“Shoah and Postmemory” is a project to re-visit Shoah. It is an attempt to analyse the aesthetic, psychological and sociological reasons, which are at the basis of past remembrance, that is, the ability of the second and third generation to re-live a drama, which is for them extra-biographic. For them it is a fundamental compensation passage, of a void caused by the lack of correspondence between images and experienced reality.
In this, images assume a symbolic, iconic strength of traces which go back (through a compensation progress) to an index of ideas and images sedimentary in time both in the collective and individual memory (G. Croppi).

In 2008 Gabriele Croppi started to be interested in Shoah after a visit to the concentration camp of Mauthausen.

I could see the outline of the concentration camp watch towers and I started to cry without knowing why, for nearly two hours. …. My cry was strange but even then deeply felt, apparently without any obvious reasons to fall back on. An «empty» crying (G. Croppi).

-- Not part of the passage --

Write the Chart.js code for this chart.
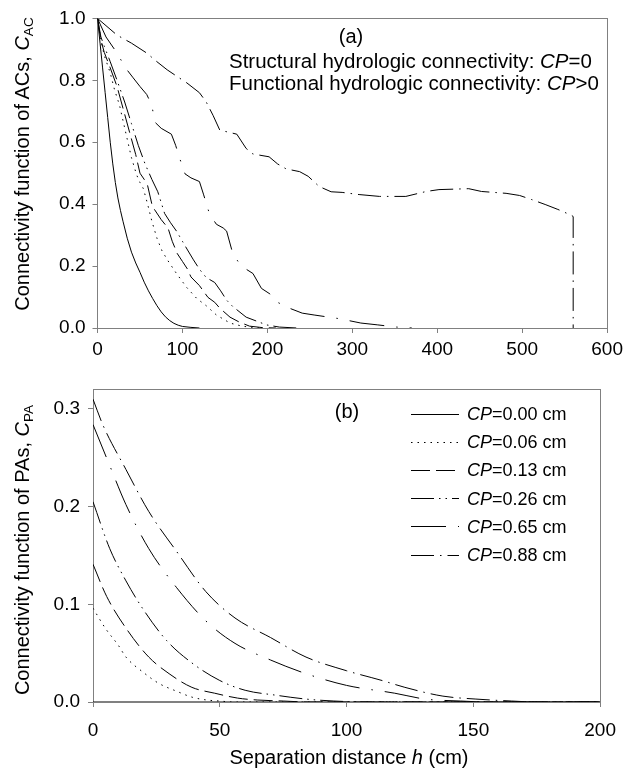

After that episode he began his research on the subject of postmemory. Marianne Hirsch’s studies proved to be essential for his work, because they explained his cry and spurred him to follow a new vocational guidance, which was no longer aimed at making reportage and documentary photography but was instead focussed on doing research and on redefining the relationship between ethics and aesthetics.
The overwhelming emotions he felt in front of the watching towers of the concentration camp was due to the passive and unconscious absorption of the symbols and the icons related to the Nazi extermination, which had been broadcasted by the media over time. It is the aesthetic fact that is important in these representations, because it can enable a son of the second-generation of sharing, suddenly and unconsciously, the tragedy of a whole population.

The Mauthausen experience was revealing. The aesthetic fact therein confirmed itself to be fundamentally important, because it triggered the post-memory mechanism and the participation to a tragedy which had not been experienced personally. Figures, symbols, metaphors, somehow helped to maintain the historic fact itself (G. Croppi).

It is on this basis that he asserts that fiction and performance can vouch for the socially known historical truth: aesthetics at the disposal of ethics. In order to prove it, he travelled around Europe taking artistic pictures of the symbolic places of the Shoah.
Today thirty of these images constitute the art exhibition Shoah and Postmemory. They are artistic representations that want to touch the viewer, working on the mechanism of postmemory and making him relive the tragedy of the Shoah.
To Gabriele Croppi, the different interpretations of the photographic image do not cancel each other out, but can increase the level of persuasiveness so that «the scientific and historic-geographical approach can also come as a consequence of a real aesthetic and emotional “infatuation” of the postmemory mechanisms» (G. Croppi).


Shoah is the term recently adopted by many countries, mainly in the non Anglo-Saxon area, to refer to the dramatic events that involved millions of Jewish during World War II. It was after Lanzman’s docu-movie Shoah (1985) that this Hebraic word started to spread as a valid alternative to Holocaust, a word which was perceived as trivial and misleading for its religious implications.
Up to twenty years ago it was a niche subject, mostly discussed through the recollections and the accounts of survivors. Basically there wasn’t an organic and methodical research on the subject. Today these stories are dying, buried under by the unavoidable flow of time, and many people are starting to wonder about the need to preserve this memory so that what occurred in those days won’t happen ever again.
But how is it possible to keep the memory of something we didn’t experience without loosing its true meaning? How can we prevent the waves of time from erasing every trace of the crimes committed?
Gabrile Croppi’s work originated from these questions. To him revisiting of the places of Shoah proved to be «both an opportunity for iconographic production and a test for the production itself, in which the “lie” of aesthetic act could contribute to keeping an historical “truth”» (Gabriele Croppi).
The art exhibition Shoah and Postmemory presents the thirty most meaningful pictures taken by the author in concentration camps and ebraic districts and graveyards during his journey across Austria, Germany and Poland between 2008 and 2011. These are artistic representations in which the aesthetic worth prevails over the documentary, in order to awaken in the observer emotions that can activate the mechanism of postmemory.